Livio Tornabene recently completed work that confirmed his discovery of an asteroid impact site near the Panama Canal. It marks the completion of one of the first research studies into planetary geology at USF.
Tornabene’s finding is the culmination of a year’s worth of work and research, which included a trip deep into the rain forest of Panama. The location of the site in such a harsh climate made the research particularly difficult.
“It was located in a triple canopy rain forest and partly under water,” Tornabene, a graduate student at USF seeking a degree in geology, said. “It made it difficult to find rock samples.”
Tornabene works with academic adviser Jeffrey Ryan, a professor in the department of geology who teaches a class in planetary geology. Ryan said he marvels at the challenges this site presents.
“You’re reading it by Braille,” Ryan said of the site. “Worst case tropical forest, and it’s eroded.”
The location of this anomaly has been known since 1972, though no one had been able to identify it as an impact location, Tornabene said. It came to the attention of Ryan when Bob Stewart, a retired Panamanian geologist, brought him samples from the site.
Ryan noticed the makeup of the rocks was unlike what is normally found in that region.
“He brought me an entire cargo container of rocks,” he said. “It was definitely odd.”
The rocks sat idle in Ryan’s office until Tornabene came to him in response to a Web page about his planetary geology class. Though this is not Ryan’s specialty, he gave the samples to Tornabene and agreed to work with him on the project.
“When you have a good, motivated student like Livio, you can learn your way in,” Ryan said.

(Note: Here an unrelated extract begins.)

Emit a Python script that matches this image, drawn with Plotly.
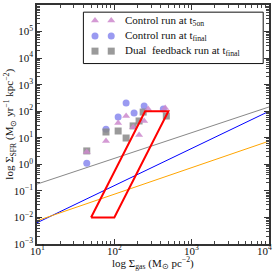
import numpy as np
import plotly.graph_objects as go

# Data
ctrl_on_gas = [44, 78, 112, 142, 175, 209, 243, 274, 455]
ctrl_on_sfr = [2.9, 7.6, 36, 66, 25, 12.7, 43, 120, 132]

ctrl_fin_gas = [44, 78, 112, 142, 180, 243, 430]
ctrl_fin_sfr = [1.1, 21, 60, 204, 85, 157, 120]

dual_fin_gas = [44, 78, 112, 142, 175, 209, 236, 470]
dual_fin_sfr = [3.2, 16.5, 18, 9.8, 28, 43, 93, 66]

box_gas = [50, 100, 500, 250, 50]
box_sfr = [0.01, 0.01, 100, 100, 0.01]

line_gas = [10, 10000]
gray_sfr = [0.18, 145]
blue_sfr = [0.0063, 99.5]
orange_sfr = [0.0075, 7.5]

legend_labels = ["Control run at t<sub>5on</sub>",
                 "Control run at t<sub>final</sub>",
                 "Dual  feedback run at t<sub>final</sub>"]

x_tickvals = [10, 100, 1000, 10000]
x_ticktext = ["10<sup>1</sup>", "10<sup>2</sup>", "10<sup>3</sup>", "10<sup>4</sup>"]
y_tickvals = [1e-3, 1e-2, 1e-1, 1, 10, 100, 1e3, 1e4, 1e5, 1e6]
y_ticktext = ["10<sup>−3</sup>", "10<sup>−2</sup>", "10<sup>−1</sup>", "10<sup>0</sup>",
              "10<sup>1</sup>", "10<sup>2</sup>", "10<sup>3</sup>", "10<sup>4</sup>",
              "10<sup>5</sup>", "10<sup>6</sup>"]

FONT = "Liberation Serif"
C_TRI = "#cc88cc"
C_CIR = "#8888ee"
C_SQ = "#888888"

fig = go.Figure()

fig.add_trace(go.Scatter(x=line_gas, y=gray_sfr, mode="lines",
                         line=dict(color="#888888", width=1), showlegend=False))
fig.add_trace(go.Scatter(x=line_gas, y=blue_sfr, mode="lines",
                         line=dict(color="#0000ff", width=1), showlegend=False))
fig.add_trace(go.Scatter(x=line_gas, y=orange_sfr, mode="lines",
                         line=dict(color="#ffa500", width=1), showlegend=False))

fig.add_trace(go.Scatter(x=ctrl_fin_gas, y=ctrl_fin_sfr, mode="markers",
                         marker=dict(symbol="circle", size=7, color=C_CIR, opacity=0.85),
                         showlegend=False))
fig.add_trace(go.Scatter(x=dual_fin_gas, y=dual_fin_sfr, mode="markers",
                         marker=dict(symbol="square", size=7, color=C_SQ, opacity=0.85),
                         showlegend=False))
fig.add_trace(go.Scatter(x=ctrl_on_gas, y=ctrl_on_sfr, mode="markers",
                         marker=dict(symbol="triangle-up", size=7, color=C_TRI, opacity=0.85),
                         showlegend=False))

fig.add_trace(go.Scatter(x=box_gas, y=box_sfr, mode="lines",
                         line=dict(color="#ff0000", width=2), showlegend=False))

# Manual legend (two markers per entry) on an overlay axis in [0,1]
leg_y = [0.935, 0.87, 0.807]
leg_sym = ["triangle-up", "circle", "square"]
leg_col = [C_TRI, C_CIR, C_SQ]
for yy, sym, col in zip(leg_y, leg_sym, leg_col):
    fig.add_trace(go.Scatter(x=[0.25, 0.32], y=[yy, yy], mode="markers",
                             marker=dict(symbol=sym, size=7, color=col, opacity=0.85),
                             xaxis="x2", yaxis="y2", showlegend=False))
for yy, lab in zip(leg_y, legend_labels):
    fig.add_annotation(x=0.37, y=yy, xref="x2", yref="y2", text=lab,
                       showarrow=False, xanchor="left", yanchor="middle",
                       font=dict(family=FONT, size=11, color="#111"))
fig.add_shape(type="rect", xref="x2", yref="y2", x0=0.2, x1=0.975, y0=0.755, y1=0.97,
              line=dict(color="#111", width=1), fillcolor="white", layer="below")

# x tick labels as annotations (tighter to the axis)
for i, (tv, tt) in enumerate(zip(x_tickvals, x_ticktext)):
    fig.add_annotation(x=np.log10(tv), y=-0.027, xref="x", yref="paper", yanchor="middle",
                       text=tt, showarrow=False,
                       xshift=(-5 if i == len(x_tickvals) - 1 else 0),
                       font=dict(family=FONT, size=11, color="#111"))

# Axis titles as annotations
fig.add_annotation(x=0.5, y=-0.08, xref="paper", yref="paper", yanchor="middle",
                   text="log Σ<sub>gas</sub> (M<sub>⊙</sub> pc<sup>−2</sup>)", showarrow=False,
                   font=dict(family=FONT, size=11, color="#111"))
fig.add_annotation(x=-0.12, y=0.5, xref="paper", yref="paper", xanchor="center",
                   textangle=-90,
                   text="log Σ<sub>SFR</sub> (M<sub>⊙</sub> yr<sup>−1</sup> kpc<sup>−2</sup>)",
                   showarrow=False, font=dict(family=FONT, size=11, color="#111"))

axis_common = dict(showgrid=False, zeroline=False, ticks="inside", mirror="allticks",
                   showline=True, linecolor="#333", linewidth=1.5, ticklen=5,
                   tickcolor="#333", automargin=False,
                   tickfont=dict(family=FONT, size=11, color="#111"),
                   minor=dict(ticks="inside", ticklen=3, tickcolor="#444", dtick="D1"))

fig.update_layout(
    width=275, height=271,
    margin=dict(l=37, r=6, t=5, b=27),
    paper_bgcolor="white", plot_bgcolor="white",
    xaxis=dict(type="log", range=[1, 4], tickvals=x_tickvals, showticklabels=False,
               **axis_common),
    yaxis=dict(type="log", range=[-3, 6], tickvals=y_tickvals, ticktext=y_ticktext,
               **axis_common),
    xaxis2=dict(overlaying="x", range=[0, 1], visible=False, fixedrange=True),
    yaxis2=dict(overlaying="y", range=[0, 1], visible=False, fixedrange=True),
    showlegend=False,
)

fig.write_html("out.html", config={"displayModeBar": False},
               post_script="document.body.style.margin='0';document.body.style.overflow='hidden';")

Last week, Tornabene presented his discovery of the impact site to geologists from across the country at the American Geophysical Union meeting in Boston. The response he got was positive. Tornabene said the discovery will be published within the next year in the Journal of Meteoritics and Planetary Science.
There are still questions, however, to be answered about Tornabene’s impact site. Tornabene said that craters, particularly eroded ones such as this, are difficult to study.
“You have to look at the microscopic features,” Tornabene said. “These things come trucking in at 25,000 miles per hour or more and send out a shock wave and thermal explosion.”
The force of the impact is often hundreds of times stronger than the atomic bomb that was dropped over Hiroshima, Tornabene said. The level of damage coupled with erosion makes it difficult to estimate the size of the asteroid, he said. Tornabene estimates the asteroid to have had a diameter of 2.2 to 3 kilometers, while Ryan thinks it may be substantially larger, between 4 and 5 kilometers.
Tornabene is also currently working on the difficult task of dating the impact. Ryan said dating these impact sites is important in understanding them.
“Asteroids typically come in groups and are possibly related,” Ryan said. “It is a constant learning process, very empirical.”
Studying impact craters on Earth is a difficult process, Ryan said. Unlike moons or other planets in our solar system where craters can be easily seen by a telescope, those on Earth are often quickly covered with vegetation and water and are eroded away, he said.
Ryan said finding impact craters is important so that we can learn more about these impacts, how often they happen, and how they affect earth.
“Knowing the frequency would be very nice,” Ryan said.
As his work continues, Tornabene will soon be heading to the University of Tennessee in Knoxville to work with Harry McSween who is known for his work with rocks from Mars. Tornabene’s goal is to continue his work in planetary geology and to teach. He also hopes to further push planetary geology, which is a relatively new field, into the mainstream of higher learning.
“I’d like to better inform about what started in the beginning and continues today,” Tornabene said. “Teaching is my passion.”
Tornabene said he feels very fortunate that Ryan and the other members of the geology department gave him this opportunity.
“The faculty at USF is very personable,” Tornabene said. “The fact that they allowed me to do this, I can’t thank them enough.”
Ryan said he looks forward to applying Tornabene’s work to his planetary geology class. He said that it is important to show students how science can be applied.
“It’ll be a big part of the course I teach,” Ryan said. “It shows the scientific method in action.”
As for the direction the scientific community at USF is going, Ryan said he is very excited.
“We’ve brought in a lot of new people … There is a lot of energy and a lot of excitement,” he said.
Ryan said he is also very proud of Tornabene for his accomplishment.
“When someone takes off, that’s gratifying,” Ryan said.
“He came in uncertain, and now he knows he can play the game.”